▶ **TASK**
Output each line exactly as it appears, skipping any embedded picture.

[Start DATA EXTRACT]

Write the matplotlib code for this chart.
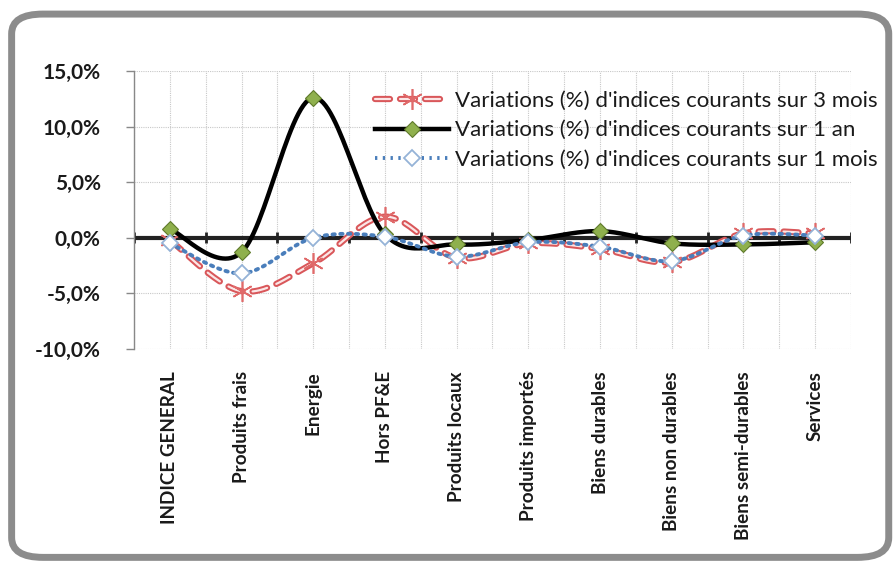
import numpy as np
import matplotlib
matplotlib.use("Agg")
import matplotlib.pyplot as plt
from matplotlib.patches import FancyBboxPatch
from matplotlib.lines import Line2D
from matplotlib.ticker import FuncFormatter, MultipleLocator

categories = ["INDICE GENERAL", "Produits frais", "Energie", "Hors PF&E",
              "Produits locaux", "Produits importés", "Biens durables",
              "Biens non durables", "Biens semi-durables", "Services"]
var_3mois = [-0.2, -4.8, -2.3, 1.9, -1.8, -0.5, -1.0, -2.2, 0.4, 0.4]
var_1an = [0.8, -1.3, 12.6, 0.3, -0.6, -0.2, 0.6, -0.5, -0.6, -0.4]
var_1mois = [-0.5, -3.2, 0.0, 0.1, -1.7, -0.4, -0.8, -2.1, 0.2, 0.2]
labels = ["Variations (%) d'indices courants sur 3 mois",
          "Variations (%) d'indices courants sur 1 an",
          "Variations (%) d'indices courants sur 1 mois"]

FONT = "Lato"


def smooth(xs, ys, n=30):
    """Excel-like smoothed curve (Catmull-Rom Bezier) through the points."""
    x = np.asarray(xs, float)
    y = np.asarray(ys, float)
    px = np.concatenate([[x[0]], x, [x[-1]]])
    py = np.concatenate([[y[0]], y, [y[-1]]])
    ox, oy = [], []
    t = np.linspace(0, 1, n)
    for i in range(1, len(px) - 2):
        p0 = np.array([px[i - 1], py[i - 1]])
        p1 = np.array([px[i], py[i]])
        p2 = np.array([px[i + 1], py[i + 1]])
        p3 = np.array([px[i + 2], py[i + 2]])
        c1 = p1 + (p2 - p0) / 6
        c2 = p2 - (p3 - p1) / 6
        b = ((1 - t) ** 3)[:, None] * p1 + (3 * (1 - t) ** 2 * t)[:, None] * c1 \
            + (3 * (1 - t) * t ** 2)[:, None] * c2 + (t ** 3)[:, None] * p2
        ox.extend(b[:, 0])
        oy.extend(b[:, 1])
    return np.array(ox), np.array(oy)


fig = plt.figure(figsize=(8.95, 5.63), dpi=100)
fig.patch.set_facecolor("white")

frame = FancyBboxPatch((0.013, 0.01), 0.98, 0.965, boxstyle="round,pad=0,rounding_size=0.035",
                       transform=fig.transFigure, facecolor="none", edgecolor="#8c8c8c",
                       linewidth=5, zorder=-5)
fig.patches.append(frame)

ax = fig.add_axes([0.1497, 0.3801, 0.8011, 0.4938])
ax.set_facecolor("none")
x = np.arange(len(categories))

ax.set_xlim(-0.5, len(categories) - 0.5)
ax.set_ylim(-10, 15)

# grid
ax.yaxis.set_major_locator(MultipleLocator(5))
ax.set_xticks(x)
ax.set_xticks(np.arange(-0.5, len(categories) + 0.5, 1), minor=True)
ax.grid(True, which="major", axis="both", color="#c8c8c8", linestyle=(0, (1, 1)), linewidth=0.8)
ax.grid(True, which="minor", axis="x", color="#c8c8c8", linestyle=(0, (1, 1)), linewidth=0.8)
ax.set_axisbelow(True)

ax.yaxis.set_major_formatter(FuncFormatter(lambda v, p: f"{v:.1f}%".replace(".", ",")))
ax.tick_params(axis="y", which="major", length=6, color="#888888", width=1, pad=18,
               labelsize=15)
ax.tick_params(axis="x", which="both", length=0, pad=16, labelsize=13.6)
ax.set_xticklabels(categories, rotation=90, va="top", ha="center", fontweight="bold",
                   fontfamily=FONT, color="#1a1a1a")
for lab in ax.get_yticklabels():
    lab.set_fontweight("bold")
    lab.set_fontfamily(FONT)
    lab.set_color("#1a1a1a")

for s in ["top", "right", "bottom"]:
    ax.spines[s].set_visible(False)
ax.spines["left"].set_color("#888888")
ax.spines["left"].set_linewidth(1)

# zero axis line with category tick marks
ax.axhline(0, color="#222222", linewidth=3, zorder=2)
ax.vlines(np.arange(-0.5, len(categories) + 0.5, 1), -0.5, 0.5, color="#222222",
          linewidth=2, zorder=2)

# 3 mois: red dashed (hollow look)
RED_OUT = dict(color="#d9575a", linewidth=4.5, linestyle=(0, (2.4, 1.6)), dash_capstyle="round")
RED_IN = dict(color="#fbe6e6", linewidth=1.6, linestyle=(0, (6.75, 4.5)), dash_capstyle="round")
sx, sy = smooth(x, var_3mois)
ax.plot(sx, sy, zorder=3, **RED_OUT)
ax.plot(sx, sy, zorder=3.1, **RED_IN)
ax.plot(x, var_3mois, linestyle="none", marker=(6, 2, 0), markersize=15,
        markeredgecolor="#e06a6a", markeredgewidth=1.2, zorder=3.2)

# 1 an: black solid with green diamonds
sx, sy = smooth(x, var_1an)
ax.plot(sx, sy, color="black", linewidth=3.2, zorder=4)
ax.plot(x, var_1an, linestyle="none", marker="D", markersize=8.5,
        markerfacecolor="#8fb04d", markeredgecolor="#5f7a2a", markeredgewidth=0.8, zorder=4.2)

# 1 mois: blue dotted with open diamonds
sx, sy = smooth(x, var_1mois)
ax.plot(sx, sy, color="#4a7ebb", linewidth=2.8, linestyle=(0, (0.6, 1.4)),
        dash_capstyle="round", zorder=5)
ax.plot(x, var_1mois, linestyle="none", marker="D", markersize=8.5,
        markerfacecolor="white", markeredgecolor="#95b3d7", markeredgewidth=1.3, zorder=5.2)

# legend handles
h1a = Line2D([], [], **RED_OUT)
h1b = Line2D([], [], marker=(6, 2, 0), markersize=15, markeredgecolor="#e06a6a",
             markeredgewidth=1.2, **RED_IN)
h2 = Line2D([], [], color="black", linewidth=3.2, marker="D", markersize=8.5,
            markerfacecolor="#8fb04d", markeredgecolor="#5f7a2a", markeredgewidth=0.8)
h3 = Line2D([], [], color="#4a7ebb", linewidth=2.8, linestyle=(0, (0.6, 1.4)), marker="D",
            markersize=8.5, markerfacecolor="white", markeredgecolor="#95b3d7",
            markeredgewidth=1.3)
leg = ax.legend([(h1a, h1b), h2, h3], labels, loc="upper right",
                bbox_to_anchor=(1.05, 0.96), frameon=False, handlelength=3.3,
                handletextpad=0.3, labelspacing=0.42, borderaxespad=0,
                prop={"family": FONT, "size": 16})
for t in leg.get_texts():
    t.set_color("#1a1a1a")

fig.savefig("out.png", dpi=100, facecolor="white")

[End DATA EXTRACT]

▶ **THE RESPONSE**
Write the matplotlib code for this chart.
import numpy as np
import matplotlib
matplotlib.use("Agg")
import matplotlib.pyplot as plt
from matplotlib.patches import FancyBboxPatch
from matplotlib.lines import Line2D
from matplotlib.ticker import FuncFormatter, MultipleLocator

categories = ["INDICE GENERAL", "Produits frais", "Energie", "Hors PF&E",
              "Produits locaux", "Produits importés", "Biens durables",
              "Biens non durables", "Biens semi-durables", "Services"]
var_3mois = [-0.2, -4.8, -2.3, 1.9, -1.8, -0.5, -1.0, -2.2, 0.4, 0.4]
var_1an = [0.8, -1.3, 12.6, 0.3, -0.6, -0.2, 0.6, -0.5, -0.6, -0.4]
var_1mois = [-0.5, -3.2, 0.0, 0.1, -1.7, -0.4, -0.8, -2.1, 0.2, 0.2]
labels = ["Variations (%) d'indices courants sur 3 mois",
          "Variations (%) d'indices courants sur 1 an",
          "Variations (%) d'indices courants sur 1 mois"]

FONT = "Lato"


def smooth(xs, ys, n=30):
    """Excel-like smoothed curve (Catmull-Rom Bezier) through the points."""
    x = np.asarray(xs, float)
    y = np.asarray(ys, float)
    px = np.concatenate([[x[0]], x, [x[-1]]])
    py = np.concatenate([[y[0]], y, [y[-1]]])
    ox, oy = [], []
    t = np.linspace(0, 1, n)
    for i in range(1, len(px) - 2):
        p0 = np.array([px[i - 1], py[i - 1]])
        p1 = np.array([px[i], py[i]])
        p2 = np.array([px[i + 1], py[i + 1]])
        p3 = np.array([px[i + 2], py[i + 2]])
        c1 = p1 + (p2 - p0) / 6
        c2 = p2 - (p3 - p1) / 6
        b = ((1 - t) ** 3)[:, None] * p1 + (3 * (1 - t) ** 2 * t)[:, None] * c1 \
            + (3 * (1 - t) * t ** 2)[:, None] * c2 + (t ** 3)[:, None] * p2
        ox.extend(b[:, 0])
        oy.extend(b[:, 1])
    return np.array(ox), np.array(oy)


fig = plt.figure(figsize=(8.95, 5.63), dpi=100)
fig.patch.set_facecolor("white")

frame = FancyBboxPatch((0.013, 0.01), 0.98, 0.965, boxstyle="round,pad=0,rounding_size=0.035",
                       transform=fig.transFigure, facecolor="none", edgecolor="#8c8c8c",
                       linewidth=5, zorder=-5)
fig.patches.append(frame)

ax = fig.add_axes([0.1497, 0.3801, 0.8011, 0.4938])
ax.set_facecolor("none")
x = np.arange(len(categories))

ax.set_xlim(-0.5, len(categories) - 0.5)
ax.set_ylim(-10, 15)

# grid
ax.yaxis.set_major_locator(MultipleLocator(5))
ax.set_xticks(x)
ax.set_xticks(np.arange(-0.5, len(categories) + 0.5, 1), minor=True)
ax.grid(True, which="major", axis="both", color="#c8c8c8", linestyle=(0, (1, 1)), linewidth=0.8)
ax.grid(True, which="minor", axis="x", color="#c8c8c8", linestyle=(0, (1, 1)), linewidth=0.8)
ax.set_axisbelow(True)

ax.yaxis.set_major_formatter(FuncFormatter(lambda v, p: f"{v:.1f}%".replace(".", ",")))
ax.tick_params(axis="y", which="major", length=6, color="#888888", width=1, pad=18,
               labelsize=15)
ax.tick_params(axis="x", which="both", length=0, pad=16, labelsize=13.6)
ax.set_xticklabels(categories, rotation=90, va="top", ha="center", fontweight="bold",
                   fontfamily=FONT, color="#1a1a1a")
for lab in ax.get_yticklabels():
    lab.set_fontweight("bold")
    lab.set_fontfamily(FONT)
    lab.set_color("#1a1a1a")

for s in ["top", "right", "bottom"]:
    ax.spines[s].set_visible(False)
ax.spines["left"].set_color("#888888")
ax.spines["left"].set_linewidth(1)

# zero axis line with category tick marks
ax.axhline(0, color="#222222", linewidth=3, zorder=2)
ax.vlines(np.arange(-0.5, len(categories) + 0.5, 1), -0.5, 0.5, color="#222222",
          linewidth=2, zorder=2)

# 3 mois: red dashed (hollow look)
RED_OUT = dict(color="#d9575a", linewidth=4.5, linestyle=(0, (2.4, 1.6)), dash_capstyle="round")
RED_IN = dict(color="#fbe6e6", linewidth=1.6, linestyle=(0, (6.75, 4.5)), dash_capstyle="round")
sx, sy = smooth(x, var_3mois)
ax.plot(sx, sy, zorder=3, **RED_OUT)
ax.plot(sx, sy, zorder=3.1, **RED_IN)
ax.plot(x, var_3mois, linestyle="none", marker=(6, 2, 0), markersize=15,
        markeredgecolor="#e06a6a", markeredgewidth=1.2, zorder=3.2)

# 1 an: black solid with green diamonds
sx, sy = smooth(x, var_1an)
ax.plot(sx, sy, color="black", linewidth=3.2, zorder=4)
ax.plot(x, var_1an, linestyle="none", marker="D", markersize=8.5,
        markerfacecolor="#8fb04d", markeredgecolor="#5f7a2a", markeredgewidth=0.8, zorder=4.2)

# 1 mois: blue dotted with open diamonds
sx, sy = smooth(x, var_1mois)
ax.plot(sx, sy, color="#4a7ebb", linewidth=2.8, linestyle=(0, (0.6, 1.4)),
        dash_capstyle="round", zorder=5)
ax.plot(x, var_1mois, linestyle="none", marker="D", markersize=8.5,
        markerfacecolor="white", markeredgecolor="#95b3d7", markeredgewidth=1.3, zorder=5.2)

# legend handles
h1a = Line2D([], [], **RED_OUT)
h1b = Line2D([], [], marker=(6, 2, 0), markersize=15, markeredgecolor="#e06a6a",
             markeredgewidth=1.2, **RED_IN)
h2 = Line2D([], [], color="black", linewidth=3.2, marker="D", markersize=8.5,
            markerfacecolor="#8fb04d", markeredgecolor="#5f7a2a", markeredgewidth=0.8)
h3 = Line2D([], [], color="#4a7ebb", linewidth=2.8, linestyle=(0, (0.6, 1.4)), marker="D",
            markersize=8.5, markerfacecolor="white", markeredgecolor="#95b3d7",
            markeredgewidth=1.3)
leg = ax.legend([(h1a, h1b), h2, h3], labels, loc="upper right",
                bbox_to_anchor=(1.05, 0.96), frameon=False, handlelength=3.3,
                handletextpad=0.3, labelspacing=0.42, borderaxespad=0,
                prop={"family": FONT, "size": 16})
for t in leg.get_texts():
    t.set_color("#1a1a1a")

fig.savefig("out.png", dpi=100, facecolor="white")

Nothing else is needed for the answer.